THE REQUEST: Begin with the first line below and retype each line exactly through the line containing "import * as". Any pictures are to be left out.

DATA TO USE:
--- Start ---

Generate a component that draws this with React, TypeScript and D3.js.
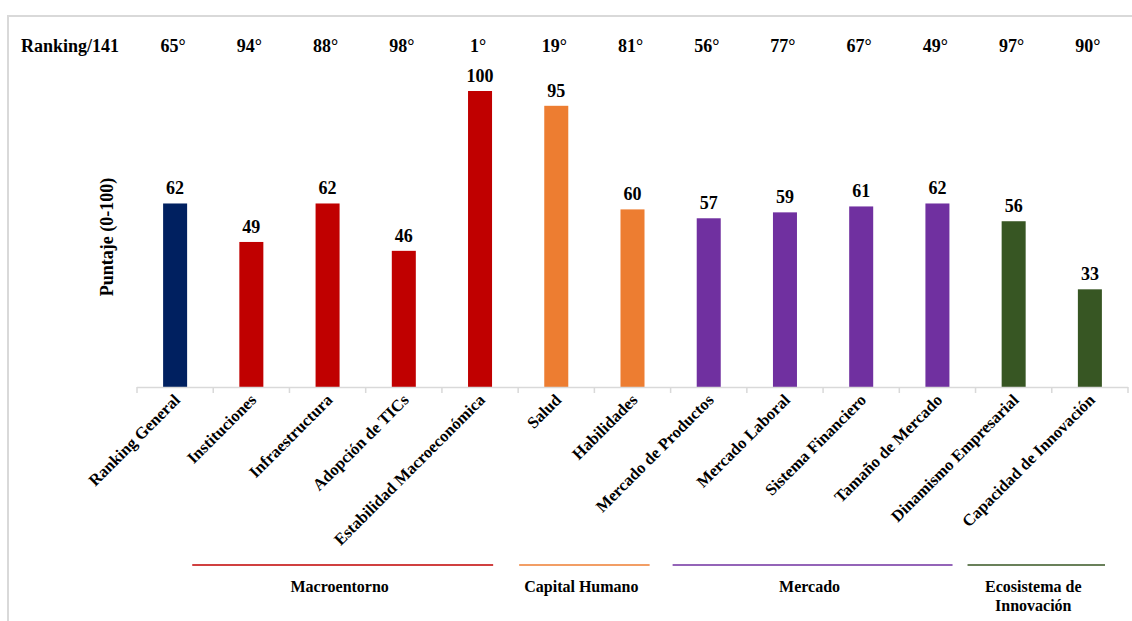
import React from "react";
import * as d3 from "d3";

const categories = [
  "Ranking General",
  "Instituciones",
  "Infraestructura",
  "Adopción de TICs",
  "Estabilidad Macroeconómica",
  "Salud",
  "Habilidades",
  "Mercado de Productos",
  "Mercado Laboral",
  "Sistema Financiero",
  "Tamaño de Mercado",
  "Dinamismo Empresarial",
  "Capacidad de Innovación",
];
const scores = [62, 49, 62, 46, 100, 95, 60, 57, 59, 61, 62, 56, 33];
const rankings = ["65°", "94°", "88°", "98°", "1°", "19°", "81°", "56°", "77°", "67°", "49°", "97°", "90°"];
const barGroup = [0, 1, 1, 1, 1, 2, 2, 3, 3, 3, 3, 4, 4];
const groupColors = ["#002060", "#c00000", "#ed7d31", "#7030a0", "#375623"];
const groupNames = ["Macroentorno", "Capital Humano", "Mercado", "Ecosistema de\nInnovación"];
const groupFirst = [1, 5, 7, 11];
const groupLast = [4, 6, 10, 12];

const W = 1132;
const H = 621;
const FONT = "'Liberation Serif', 'Times New Roman', serif";
const ts = { fontFamily: FONT, fontWeight: 700 } as React.CSSProperties;

export default function App() {
  const x = d3.scaleBand<string>().domain(categories).range([137, 1128]).paddingInner(0).paddingOuter(0);
  const y = d3.scaleLinear().domain([0, 100]).range([387, 91]);
  const bw = x.bandwidth();
  const barW = bw * 0.315;
  const startOff = [-21, 1, 2, -8];
  const endOff = [-25, -21, -23, -23];

  return (
    <svg width={W} height={H} style={{ position: "absolute", left: 0, top: 0, background: "#fff" }}>
      <rect x={8} y={16} width={1300} height={800} fill="none" stroke="#d9d9d9" strokeWidth={2} />
      <text x={21} y={52} fontSize={18} style={ts} fill="#000">Ranking/141</text>
      {rankings.map((r, i) => (
        <text key={"r" + i} x={x(categories[i])! + bw / 2 - 2} y={52} fontSize={18} style={ts} textAnchor="middle" fill="#000">{r}</text>
      ))}
      <text transform={`translate(113,237) rotate(-90)`} fontSize={18} style={ts} textAnchor="middle" fill="#000">Puntaje (0-100)</text>
      {scores.map((v, i) => {
        const cx = x(categories[i])! + bw / 2;
        return (
          <g key={"b" + i}>
            <rect x={cx - barW / 2} y={y(v)} width={barW} height={y(0) - y(v)} fill={groupColors[barGroup[i]]} />
            <text x={cx} y={y(v) - 9} fontSize={18} style={ts} textAnchor="middle" fill="#000">{v}</text>
          </g>
        );
      })}
      <line x1={137} x2={1128} y1={387.5} y2={387.5} stroke="#d9d9d9" strokeWidth={1.5} />
      {d3.range(categories.length + 1).map((i) => {
        const tx = 137 + i * bw;
        return <line key={"t" + i} x1={tx} x2={tx} y1={387} y2={393} stroke="#d9d9d9" strokeWidth={1.5} />;
      })}
      {categories.map((c, i) => {
        const cx = x(c)! + bw / 2;
        return (
          <text key={"l" + i} transform={`translate(${cx + 6},${401}) rotate(-45)`} fontSize={16.5} style={ts} textAnchor="end" fill="#000">{c}</text>
        );
      })}
      {groupNames.map((g, k) => {
        const x1 = x(categories[groupFirst[k]])! + startOff[k];
        const x2 = x(categories[groupLast[k]])! + bw + endOff[k];
        const mid = (x1 + x2) / 2 - 3;
        const lines = g.split("\n");
        return (
          <g key={"g" + k}>
            <line x1={x1} x2={x2} y1={565} y2={565} stroke={groupColors[k + 1]} strokeOpacity={0.75} strokeWidth={2} />
            {lines.map((ln, j) => (
              <text key={j} x={mid} y={592 + j * 19} fontSize={16} style={ts} textAnchor="middle" fill="#000">{ln}</text>
            ))}
          </g>
        );
      })}
    </svg>
  );
}
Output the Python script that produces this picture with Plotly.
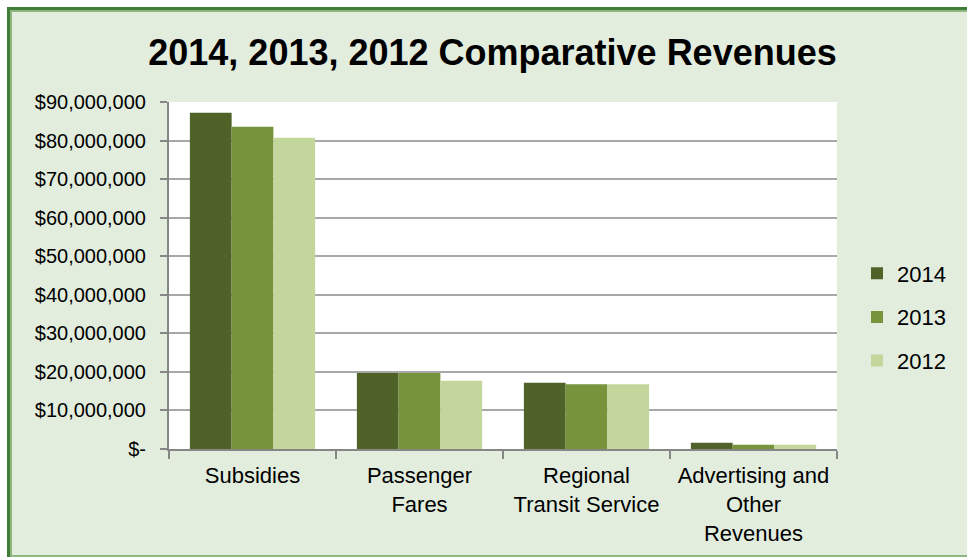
import plotly.graph_objects as go

# Revenue categories and yearly amounts (USD)
categories = ["Subsidies", "Passenger<br>Fares", "Regional<br>Transit Service",
              "Advertising and<br>Other<br>Revenues"]
rev_2014 = [87.2e6, 19.7e6, 17.2e6, 1.6e6]
rev_2013 = [83.6e6, 19.7e6, 16.8e6, 1.1e6]
rev_2012 = [80.7e6, 17.7e6, 16.8e6, 1.1e6]

y_tickvals = [0, 10e6, 20e6, 30e6, 40e6, 50e6, 60e6, 70e6, 80e6, 90e6]
y_ticktext = ["$-", "$10,000,000", "$20,000,000", "$30,000,000", "$40,000,000",
              "$50,000,000", "$60,000,000", "$70,000,000", "$80,000,000", "$90,000,000"]

W, H = 967, 557
L, R, T, B = 169, 130, 102, 108
PW, PH = W - L - R, H - T - B

FONT = "Liberation Sans, Arial, sans-serif"
BG = "#E2EDDE"
GRID = "#A8A8A8"
AXIS = "#868686"


def px_x(p):
    return (p - L) / PW


def px_y(p):
    return (H - B - p) / PH


fig = go.Figure()
series = [("2014", rev_2014, "#4F6228"),
          ("2013", rev_2013, "#77933C"),
          ("2012", rev_2012, "#C3D69B")]
for name, vals, color in series:
    fig.add_trace(go.Bar(x=categories, y=vals, name=name, legendgroup=name,
                         marker=dict(color=color, line=dict(width=0))))

shapes = [
    # white strips outside the frame
    dict(type="rect", xref="paper", yref="paper", x0=px_x(0), x1=px_x(W + 5),
         y0=px_y(7), y1=px_y(-5), fillcolor="white", line=dict(width=0), layer="below"),
    dict(type="rect", xref="paper", yref="paper", x0=px_x(-5), x1=px_x(7),
         y0=px_y(H + 5), y1=px_y(-5), fillcolor="white", line=dict(width=0), layer="below"),
    # double green frame
    dict(type="rect", xref="paper", yref="paper", x0=px_x(8.5), x1=px_x(W + 20),
         y0=px_y(558.5), y1=px_y(8.5), line=dict(color="#3F7D38", width=3), layer="below"),
    dict(type="rect", xref="paper", yref="paper", x0=px_x(11), x1=px_x(W + 20),
         y0=px_y(556), y1=px_y(11), line=dict(color="#8DB981", width=2), layer="below"),
]

fig.update_layout(
    width=W, height=H,
    margin=dict(l=L, r=R, t=T, b=B, pad=0, autoexpand=False),
    paper_bgcolor=BG,
    plot_bgcolor="white",
    barmode="group",
    bargap=0.25,
    bargroupgap=0,
    font=dict(family=FONT, color="black"),
    title=dict(text="<b>2014, 2013, 2012 Comparative Revenues</b>",
               font=dict(size=36, family=FONT, color="black"),
               x=492.5 / W, xref="container", xanchor="center",
               y=(H - 52) / H, yref="container", yanchor="middle"),
    legend=dict(x=px_x(857), xanchor="left", y=px_y(317), yanchor="middle",
                font=dict(size=22, family=FONT), bgcolor="rgba(0,0,0,0)",
                tracegroupgap=12, traceorder="grouped"),
    shapes=shapes,
    xaxis=dict(type="category", showgrid=False, showline=True, linecolor=AXIS,
               linewidth=2, ticks="outside", ticklen=8, tickcolor=AXIS, tickwidth=2,
               tickson="boundaries", tickfont=dict(size=22, family=FONT),
               tickangle=0, automargin=False, ticklabelstandoff=6),
    yaxis=dict(range=[0, 90e6], tickvals=y_tickvals, ticktext=y_ticktext,
               showgrid=True, gridcolor=GRID, gridwidth=1.5,
               showline=True, linecolor=AXIS, linewidth=2,
               ticks="outside", ticklen=7, tickcolor=AXIS, tickwidth=2,
               zeroline=False, tickfont=dict(size=20, family=FONT),
               automargin=False, ticklabelstandoff=10),
)

fig.write_html("out.html")
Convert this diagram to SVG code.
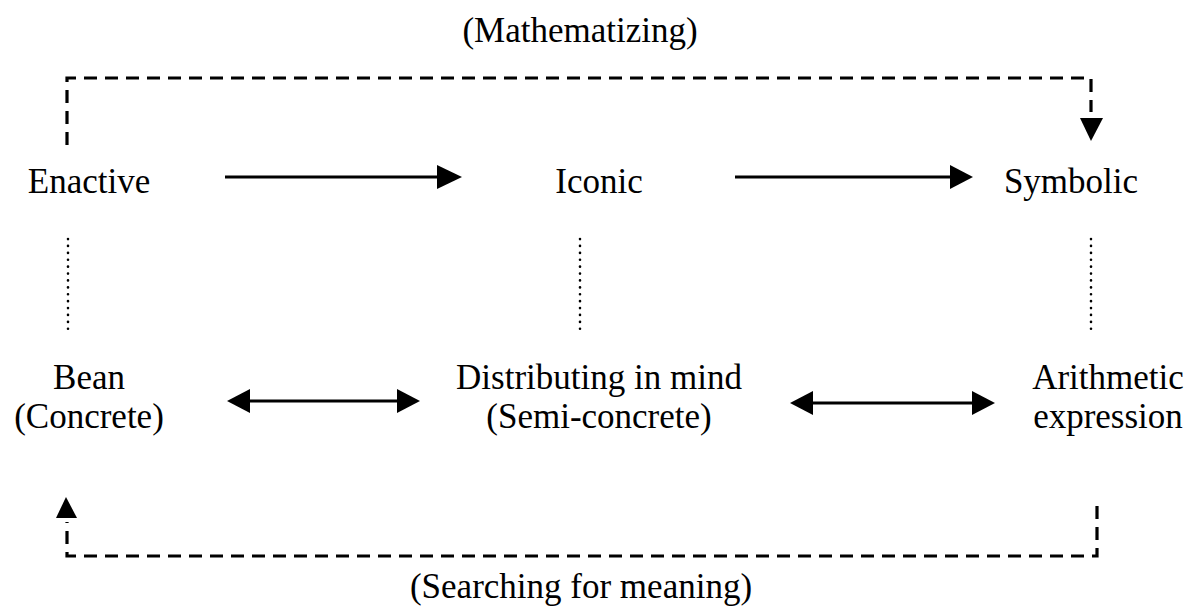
<svg xmlns="http://www.w3.org/2000/svg" width="1192" height="615" viewBox="0 0 1192 615">
<style>
text{font-family:"Liberation Serif","Times New Roman",serif;font-size:35px;fill:#000;text-anchor:middle}
.solid{stroke:#000;stroke-width:3;fill:none}
.dash{stroke:#000;stroke-width:3.2;fill:none;stroke-dasharray:13 8}
.dot{stroke:#000;stroke-width:2.6;fill:none;stroke-dasharray:0.1 6.8;stroke-linecap:round}
.head{fill:#000}
</style>
<rect width="1192" height="615" fill="#fff"/>
<g id="connectors">
  <path class="dash" d="M67,145 V78 H1091 V112"/>
  <polygon class="head" points="1080,118 1103,118 1091,141"/>
  <path class="dash" d="M1097,506 V556 H67 V522"/>
  <polygon class="head" points="56,518 77,518 66,497"/>
  <line class="solid" x1="225" y1="177" x2="440" y2="177"/>
  <polygon class="head" points="437,165 462,177 437,189"/>
  <line class="solid" x1="735" y1="177" x2="952" y2="177"/>
  <polygon class="head" points="950,165 973,177 950,189"/>
  <line class="solid" x1="245" y1="401" x2="402" y2="401"/>
  <polygon class="head" points="250,389 227,401 250,413"/>
  <polygon class="head" points="397,389 420,401 397,413"/>
  <line class="solid" x1="810" y1="403" x2="975" y2="403"/>
  <polygon class="head" points="813,391 790,403 813,415"/>
  <polygon class="head" points="972,391 995,403 972,415"/>
  <line class="dot" x1="68" y1="239" x2="68" y2="334"/>
  <line class="dot" x1="580" y1="239" x2="580" y2="334"/>
  <line class="dot" x1="1091" y1="239" x2="1091" y2="334"/>
</g>
<g id="label-mathematizing"><text x="580" y="42">(Mathematizing)</text></g>
<g id="label-searching"><text x="581" y="598">(Searching for meaning)</text></g>
<g id="node-enactive"><text x="89" y="193">Enactive</text></g>
<g id="node-iconic"><text x="599" y="193">Iconic</text></g>
<g id="node-symbolic"><text x="1071" y="193">Symbolic</text></g>
<g id="node-bean"><text x="89" y="389">Bean</text><text x="89" y="428">(Concrete)</text></g>
<g id="node-distributing"><text x="599" y="389">Distributing in mind</text><text x="599" y="428">(Semi-concrete)</text></g>
<g id="node-arithmetic"><text x="1108" y="389">Arithmetic</text><text x="1108" y="428">expression</text></g>
</svg>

--- End ---

ANSWER TO THIS EXERCISE:
Generate a component that draws this with React, TypeScript and D3.js.
import React from "react";
import * as d3 from "d3";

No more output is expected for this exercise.